OBJECTIVE. Copy everything in the listing below word for word, apart from any images.

RAW DATA.

* Start *

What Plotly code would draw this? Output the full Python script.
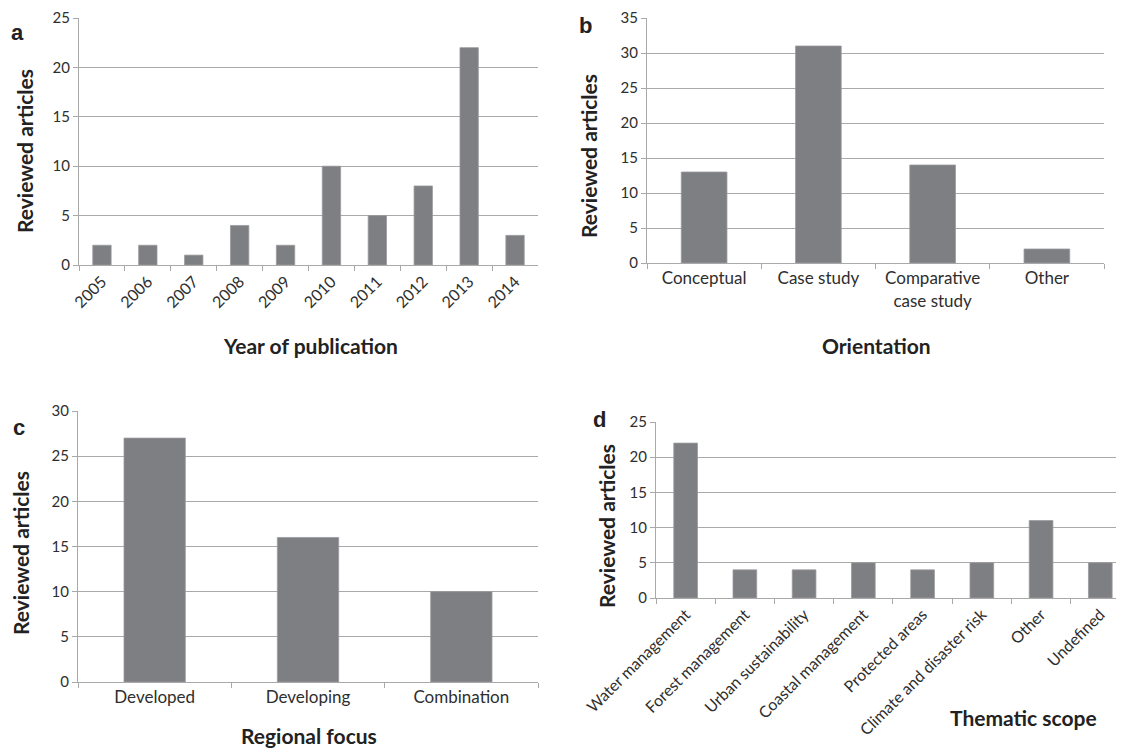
import plotly.graph_objects as go

# ---- data ----
years = ["2005", "2006", "2007", "2008", "2009", "2010", "2011", "2012", "2013", "2014"]
year_counts = [2, 2, 1, 4, 2, 10, 5, 8, 22, 3]

orientation = ["Conceptual", "Case study", "Comparative<br>case study", "Other"]
orientation_counts = [13, 31, 14, 2]

regions = ["Developed", "Developing", "Combination"]
region_counts = [27, 16, 10]

themes = ["Water management", "Forest management", "Urban sustainability",
          "Coastal management", "Protected areas", "Climate and disaster risk",
          "Other", "Undefined"]
theme_counts = [22, 4, 4, 5, 4, 5, 11, 5]

# page is 1124x750; the html body has an 8px default margin, so the figure
# itself is 8px smaller and every page coordinate is shifted by that margin
PAGE_W, PAGE_H = 1124, 750
OFF = 8
W, H = PAGE_W - OFF, PAGE_H - OFF
BAR = "#7e7f83"
GRID = "#a9a9a9"
TXT = "#2e2e2e"
FONT = "Lato"

def px(x):
    return (x - OFF) / W

def py(y):
    return 1 - (y - OFF) / H

fig = go.Figure()
panels = [
    (years, year_counts, "x", "y"),
    (orientation, orientation_counts, "x2", "y2"),
    (regions, region_counts, "x3", "y3"),
    (themes, theme_counts, "x4", "y4"),
]
for cats, vals, xa, ya in panels:
    fig.add_trace(go.Bar(x=cats, y=vals, xaxis=xa, yaxis=ya, width=0.4,
                         marker=dict(color=BAR, line=dict(color="#9a9a9e", width=0.8)),
                         showlegend=False))

def xaxis(domain, anchor, tickangle=0, rng=None, size=17):
    d = dict(domain=domain, anchor=anchor, type="category", showline=True,
             linecolor=GRID, linewidth=1, ticks="outside", tickson="boundaries",
             ticklen=5, tickcolor=GRID, showgrid=False, tickangle=tickangle,
             automargin=False, ticklabeloverflow="allow",
             tickfont=dict(family=FONT, size=size, color=TXT), fixedrange=True)
    if rng is not None:
        d["range"] = rng
    return d

def yaxis(domain, anchor, top):
    return dict(domain=domain, anchor=anchor, range=[0, top], dtick=5,
                showline=True, linecolor=GRID, linewidth=1, ticks="outside",
                ticklen=5, tickcolor=GRID, showgrid=True, gridcolor=GRID,
                gridwidth=1, zeroline=False, automargin=False,
                ticklabeloverflow="allow",
                tickfont=dict(family=FONT, size=15, color=TXT), fixedrange=True)

fig.update_layout(
    width=W, height=H, margin=dict(l=0, r=0, t=0, b=0, autoexpand=False),
    plot_bgcolor="white", paper_bgcolor="white", bargap=0.6,
    xaxis=xaxis([px(79), px(538)], "y", tickangle=-45, size=16),
    yaxis=yaxis([py(265), py(18)], "x", 25),
    xaxis2=xaxis([px(647), px(1104)], "y2"),
    yaxis2=yaxis([py(263), py(18)], "x2", 35),
    xaxis3=xaxis([px(78), px(538)], "y3"),
    yaxis3=yaxis([py(682), py(411)], "x3", 30),
    xaxis4=xaxis([px(656), 1.0], "y4", tickangle=-45, rng=[-0.5, 7.4], size=16),
    yaxis4=yaxis([py(598), py(422)], "x4", 25),
)

def ann(text, x, y, size, angle=0, bold=True, family=FONT):
    t = f"<b>{text}</b>" if bold else text
    fig.add_annotation(text=t, x=px(x), y=py(y), xref="paper", yref="paper",
                       showarrow=False, textangle=angle, xanchor="center",
                       yanchor="middle", font=dict(family=family, size=size, color="#222222"))

# axis titles
ann("Reviewed articles", 25, 151, 21, angle=-90)
ann("Reviewed articles", 588, 156, 21, angle=-90)
ann("Reviewed articles", 20, 553, 21, angle=-90)
ann("Reviewed articles", 606, 526, 21, angle=-90)
ann("Year of publication", 310, 345, 21)
ann("Orientation", 876, 345, 21)
ann("Regional focus", 309, 735, 21)
ann("Thematic scope", 1023, 717, 21)

# panel letters
ann("a", 17, 33, 22, family="Liberation Sans")
ann("b", 586, 26, 22, family="Liberation Sans")
ann("c", 19, 427, 22, family="Liberation Sans")
ann("d", 599, 419, 22, family="Liberation Sans")

fig.write_html("out.html")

* End *

SOLUTION FOR THIS EXERCISE.
What Plotly code would draw this? Output the full Python script.
import plotly.graph_objects as go

# ---- data ----
years = ["2005", "2006", "2007", "2008", "2009", "2010", "2011", "2012", "2013", "2014"]
year_counts = [2, 2, 1, 4, 2, 10, 5, 8, 22, 3]

orientation = ["Conceptual", "Case study", "Comparative<br>case study", "Other"]
orientation_counts = [13, 31, 14, 2]

regions = ["Developed", "Developing", "Combination"]
region_counts = [27, 16, 10]

themes = ["Water management", "Forest management", "Urban sustainability",
          "Coastal management", "Protected areas", "Climate and disaster risk",
          "Other", "Undefined"]
theme_counts = [22, 4, 4, 5, 4, 5, 11, 5]

# page is 1124x750; the html body has an 8px default margin, so the figure
# itself is 8px smaller and every page coordinate is shifted by that margin
PAGE_W, PAGE_H = 1124, 750
OFF = 8
W, H = PAGE_W - OFF, PAGE_H - OFF
BAR = "#7e7f83"
GRID = "#a9a9a9"
TXT = "#2e2e2e"
FONT = "Lato"

def px(x):
    return (x - OFF) / W

def py(y):
    return 1 - (y - OFF) / H

fig = go.Figure()
panels = [
    (years, year_counts, "x", "y"),
    (orientation, orientation_counts, "x2", "y2"),
    (regions, region_counts, "x3", "y3"),
    (themes, theme_counts, "x4", "y4"),
]
for cats, vals, xa, ya in panels:
    fig.add_trace(go.Bar(x=cats, y=vals, xaxis=xa, yaxis=ya, width=0.4,
                         marker=dict(color=BAR, line=dict(color="#9a9a9e", width=0.8)),
                         showlegend=False))

def xaxis(domain, anchor, tickangle=0, rng=None, size=17):
    d = dict(domain=domain, anchor=anchor, type="category", showline=True,
             linecolor=GRID, linewidth=1, ticks="outside", tickson="boundaries",
             ticklen=5, tickcolor=GRID, showgrid=False, tickangle=tickangle,
             automargin=False, ticklabeloverflow="allow",
             tickfont=dict(family=FONT, size=size, color=TXT), fixedrange=True)
    if rng is not None:
        d["range"] = rng
    return d

def yaxis(domain, anchor, top):
    return dict(domain=domain, anchor=anchor, range=[0, top], dtick=5,
                showline=True, linecolor=GRID, linewidth=1, ticks="outside",
                ticklen=5, tickcolor=GRID, showgrid=True, gridcolor=GRID,
                gridwidth=1, zeroline=False, automargin=False,
                ticklabeloverflow="allow",
                tickfont=dict(family=FONT, size=15, color=TXT), fixedrange=True)

fig.update_layout(
    width=W, height=H, margin=dict(l=0, r=0, t=0, b=0, autoexpand=False),
    plot_bgcolor="white", paper_bgcolor="white", bargap=0.6,
    xaxis=xaxis([px(79), px(538)], "y", tickangle=-45, size=16),
    yaxis=yaxis([py(265), py(18)], "x", 25),
    xaxis2=xaxis([px(647), px(1104)], "y2"),
    yaxis2=yaxis([py(263), py(18)], "x2", 35),
    xaxis3=xaxis([px(78), px(538)], "y3"),
    yaxis3=yaxis([py(682), py(411)], "x3", 30),
    xaxis4=xaxis([px(656), 1.0], "y4", tickangle=-45, rng=[-0.5, 7.4], size=16),
    yaxis4=yaxis([py(598), py(422)], "x4", 25),
)

def ann(text, x, y, size, angle=0, bold=True, family=FONT):
    t = f"<b>{text}</b>" if bold else text
    fig.add_annotation(text=t, x=px(x), y=py(y), xref="paper", yref="paper",
                       showarrow=False, textangle=angle, xanchor="center",
                       yanchor="middle", font=dict(family=family, size=size, color="#222222"))

# axis titles
ann("Reviewed articles", 25, 151, 21, angle=-90)
ann("Reviewed articles", 588, 156, 21, angle=-90)
ann("Reviewed articles", 20, 553, 21, angle=-90)
ann("Reviewed articles", 606, 526, 21, angle=-90)
ann("Year of publication", 310, 345, 21)
ann("Orientation", 876, 345, 21)
ann("Regional focus", 309, 735, 21)
ann("Thematic scope", 1023, 717, 21)

# panel letters
ann("a", 17, 33, 22, family="Liberation Sans")
ann("b", 586, 26, 22, family="Liberation Sans")
ann("c", 19, 427, 22, family="Liberation Sans")
ann("d", 599, 419, 22, family="Liberation Sans")

fig.write_html("out.html")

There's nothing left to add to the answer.